For the past two weeks Angela Mah, 43, a human resources director, has searched high and low for the owners of a four- year-old shih tzu she calls Sweetie Girl. The dog was found, dirty and matted, wandering along the road divider of Ang Mo Kio Avenue 3 and heading towards the highway, when Ms Mah's brother stopped and picked her up.
She has called the Society for the Prevention of Cruelty to Animals (SPCA), the Agri-Food and Veterinary Authority (AVA) and other organisations such as Action for Singapore Dogs and Pet-Call, a private pet database, and placed advertisements online and in ST Classified to no avail.
What makes this more than just a lost dog story is that Sweetie Girl has a microchip - a requirement for dogs here since 2007 - and so you would expect that checking databases of the organisations would result in a match.
However, the microchip was never registered with the owner's details - a problem faced by hundreds of lost dogs every year.
A microchip is a small tag which is injected into the animal. It has no embedded information or global positioning system (GPS) capabilities. It only carries a scannable number which is meaningless unless the microchip's number has been registered with the pet and owner's information in one of four databases here.
Action for Singapore Dogs president Ricky Yeo estimates that, in general, up to 80 per cent of lost dogs are never reunited with their owners. This is largely because the dogs were never microchipped or the owners did not register their dog's microchip, he says.
The procedure, which costs about $50 depending on the clinic, can only be done by a veterinarian.

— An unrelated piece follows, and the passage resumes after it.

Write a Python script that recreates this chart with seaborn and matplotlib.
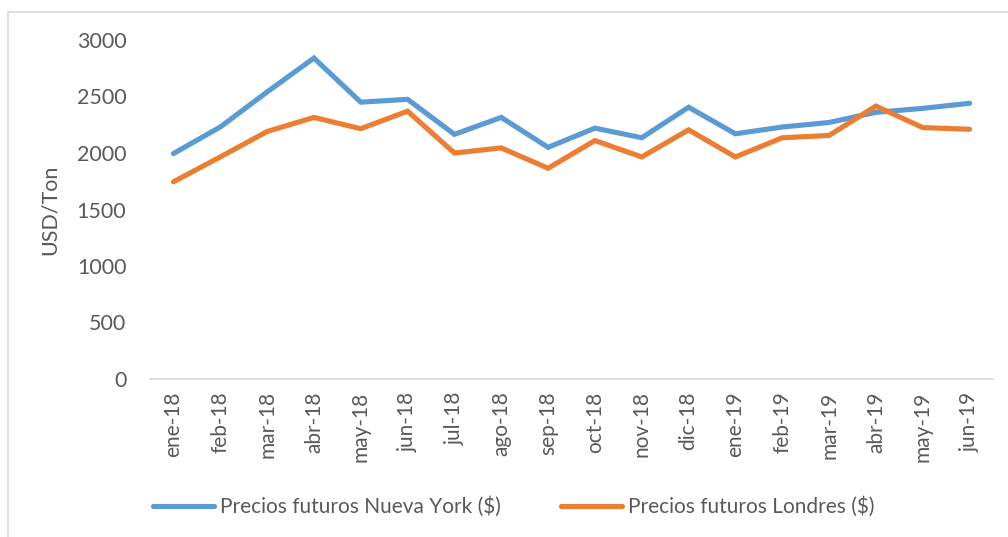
import matplotlib
matplotlib.use("Agg")
import matplotlib.pyplot as plt
from matplotlib.patches import Rectangle
from matplotlib.ticker import FixedLocator
import seaborn as sns
import pandas as pd

months = ["ene-18", "feb-18", "mar-18", "abr-18", "may-18", "jun-18",
          "jul-18", "ago-18", "sep-18", "oct-18", "nov-18", "dic-18",
          "ene-19", "feb-19", "mar-19", "abr-19", "may-19", "jun-19"]
nueva_york = [1995, 2230, 2540, 2840, 2450, 2475, 2165, 2315, 2050, 2220,
              2135, 2405, 2170, 2230, 2270, 2360, 2395, 2440]
londres = [1745, 1965, 2190, 2315, 2215, 2370, 2000, 2045, 1865, 2110,
           1965, 2205, 1965, 2135, 2155, 2415, 2225, 2210]
series_names = ["Precios futuros Nueva York ($)", "Precios futuros Londres ($)"]
colors = ["#5B9BD5", "#ED7D31"]
y_ticks = [0, 500, 1000, 1500, 2000, 2500, 3000]

df = pd.DataFrame({
    "mes": months * 2,
    "precio": nueva_york + londres,
    "serie": [series_names[0]] * len(months) + [series_names[1]] * len(months),
})

sns.set_style("white")
plt.rcParams["font.family"] = ["Lato", "DejaVu Sans"]
txt = "#595959"

fig = plt.figure(figsize=(10.08, 5.37), dpi=100)
ax = fig.add_axes([150 / 1008, 1 - 379 / 537, (993 - 150) / 1008, (379 - 40) / 537])

sns.lineplot(data=df, x="mes", y="precio", hue="serie", palette=colors,
             linewidth=3.7, sort=False, ax=ax, legend=True,
             solid_capstyle="round", solid_joinstyle="miter")

ax.set_xlim(-0.5, len(months) - 0.5)
ax.set_ylim(0, 3000)
ax.set_yticks(y_ticks)
ax.set_yticklabels([str(v) for v in y_ticks])
ax.set_xticks(range(len(months)))
ax.set_xticklabels(months, rotation=90)
ax.xaxis.set_minor_locator(FixedLocator([i - 0.5 for i in range(len(months) + 1)]))
ax.tick_params(axis="x", which="major", length=0, pad=9, labelsize=15, labelcolor=txt)
ax.tick_params(axis="x", which="minor", length=7, width=1.2, color="#D9D9D9", direction="out")
ax.tick_params(axis="y", length=0, pad=17, labelsize=15.5, labelcolor=txt)

for s in ["top", "right", "left"]:
    ax.spines[s].set_visible(False)
ax.spines["bottom"].set_color("#D9D9D9")
ax.spines["bottom"].set_linewidth(1.2)

ax.set_xlabel("")
ax.set_ylabel("USD/Ton", fontsize=15.5, color=txt, labelpad=12)

handles, labels = ax.get_legend_handles_labels()
for h in handles:
    h.set_solid_capstyle("round")
ax.legend_.remove()
fig.legend(handles, labels, loc="center", bbox_to_anchor=(514 / 1008, 1 - 507 / 537),
           ncol=2, frameon=False, fontsize=15, labelcolor=txt, handlelength=2.9,
           handletextpad=0.3, columnspacing=2.9)

# outer chart border (left/top visible in the crop)
fig.add_artist(Rectangle((7.5 / 1008, -0.1), 1.2, 1 - 12 / 537 + 0.1,
                         transform=fig.transFigure, fill=False,
                         edgecolor="#D9D9D9", linewidth=1.2))

fig.savefig("out.png", dpi=100)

Most licensed pet stores, puppy farms, and licensed breeders have their puppies microchipped along with their first vaccinations before the dog is sold. The new owners are then encouraged to register the microchip.
The chip is used by the AVA to keep track of dogs in case of an outbreak of rabies but is also used as proof of ownership in case of pet loss or ownership dispute.
While the SPCA and Action for Singapore Dogs have microchip databases for the details of dogs they have rehomed, the two main databases for microchip registration are with the AVA, which includes microchip registration as part of its annual dog licence renewal, and Pet-Call, a privately run database which charges $15 for a lifetime membership to its microchip database.
Of the 59,000 dogs registered in the AVA database, about 70 per cent are microchipped. The remaining 30 per cent were likely registered for a licence before microchipping became a requirement five years ago.
While the AVA has a database only for dogs, Pet-Call allows any animal, including cats, rabbits and fish, to be included in its database as long as it is microchipped. Of the 15,400 animals in the Pet-Call database, the vast majority are dogs followed by cats, which make up about 10 per cent of the list.
Yet Mr Yeo estimates that about half of the dogs here are not microchipped, not licensed or do not have their microchips registered.
The reasons for this vary.
Some pet owners do not want to pay the annual licensing fee - $14 for a sterilised dog, $70 for a non-sterilised dog - although it is required by law.
Some may have a non-HDB approved dog they do not want to register for fear it will be taken away, even though licensing is for rabies prevention, not for tracking or HDB approval.
Others think that the microchip is a GPS tracking device so they do not need to register their details with a database.
Yet others, like Ms Charis Koh, 20, think their dog will never run away. However, she has had to learn the hard way. Her 21/2-year-old toy poodle, Boyan, ran out of her family's flat in Tampines on July 17 this year.
She only learnt that he was missing when she came home from her part-time job as a personal trainer hours later.
"I was very upset when my parents told me. I was crying so loudly that my neighbours called the police because they thought something was really wrong."
She called the AVA, SPCA and other dog welfare organisations. She put up flyers, placed notices on online forums, Facebook and sent e-mail with detailed information about Boyan to every veterinary clinic she could find.
On why she never registered Boyan's microchip, she says: "I thought the microchip was already a form of registration."
One step those like Ms Koh can take is to register their lost pet's details with Pet-Call if they know the microchip number. Though Pet-Call charges more, $65, to register a pet which is lost, once the details have been entered in the system, an e-mail with these and the owner's contact information is sent to all vet clinics, animal welfare organisations and the AVA, in case the animal is found.
This is how Ms Joslin Toh, 22, recovered Wish, her family's miniature schnauzer, four years ago. She registered Wish on Pet-Call after he was lost. A month later, she got a call saying her dog had been found when its new owners took him to the vet for a check-up and a scan revealed the microchip number.
"The new family did not want to give it up but because the dog was microchipped and the microchip was registered to me, I got the dog back," she says.